Megan’s Law is an informal name for laws in the United States requiring law enforcement authorities to make information available to the public regarding registered sex offenders. It was created in response to the murder of Megan Kanka who had the misfortune of living across the street from a twice convicted sex offender. The sex offender raped and murdered Megan in 1994. Congress immediately thereafter enacted legislation which provided funding for states which enacted a Sex Offender Registration Law meeting certain minimum requirements. As of 2003, every State has enacted a Sex Offender Registration Law although the laws vary significantly in content.
At the federal level, Megan’s Law is known as the Sexual Offender (Jacob Wetterling) Act of 1994, and requires persons convicted of sex crimes against children to notify local law enforcement of any change of address or employment after release from custody (prison or psychiatric facility).
Megan’s Law provides two major information services to the public:
- Sex offender registration
- Community notification
The details of what is provided as part of sex offender registration and how community notification is handled vary from state to state, and in some states the required registration information and community notification protocols have changed many times since Megan’s Law was passed.
New York’s Megan Law
New York’s law sets forth the intent and purpose of the Megan’s Law Act.
In 2002, the New York State Legislature changed the manner in which sex offenders in New York are classified and also improved the registration requirements. Sex offenders are required to register with New York State’s Division of Criminal Justice Services. When the law was originally enacted a sex offender received a risk level classification which determined the duration of registration. Now, all sex offenders must register annually for 10 years except that an offender who has been designated as a “sexual predator”, “sexually violent offender” or “predicate sex offender” must register annually for life.

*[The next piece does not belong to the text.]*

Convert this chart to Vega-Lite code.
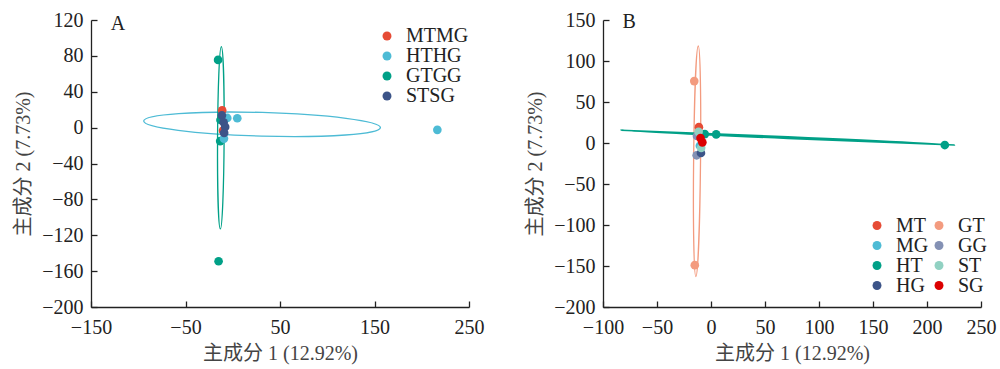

There are approximately 15,000 registered sex offenders in the state of New York. These individuals have been required to register under the “Sex Offender Registration Act” which became effective January 21, 1996, and is set forth in Section 168 of the Correction Law of the State of New York.
Levels of Risk
The act creates a five member Board of Examiners of Sex Offenders. The board is appointed by the governor and is charged with establishing guidelines and procedures to assess the risk of repeat offenses and determine the level of risk to the community. In order to determine the level of community notification and duration of registration, a hearing is held by the sentencing court. After examining the facts in a particular case, including, but not limited to, the use of force, weapons, alcohol or drugs, victim’s age, number of victims, assault or injury of the victim and relationship to the victim, the court makes a determination of the risk level. New York has a three tiered system. A sex offender is categorized under Level 1 (low risk), Level 2 (moderate risk) or Level 3 (high risk).Based upon the offender’s risk level, various levels of notification to the public and/or law enforcement agencies are imposed.
- A low risk (Level 1) offender need only notify law enforcement agencies where they are.
- A Level 2 (moderate risk) sex offender is not only required to notify law enforcement agencies as to their location, but the law enforcement agencies are authorized to “disseminate relevant information” which includes the approximate address based upon zip code, a photograph and background information.
- With respect to Level 3 (high risk) sex offenders, government agencies report the sex offender’s exact address including county and zip code. Sexual predators and Level 3 offenders must personally verify their address every 90 calendar days.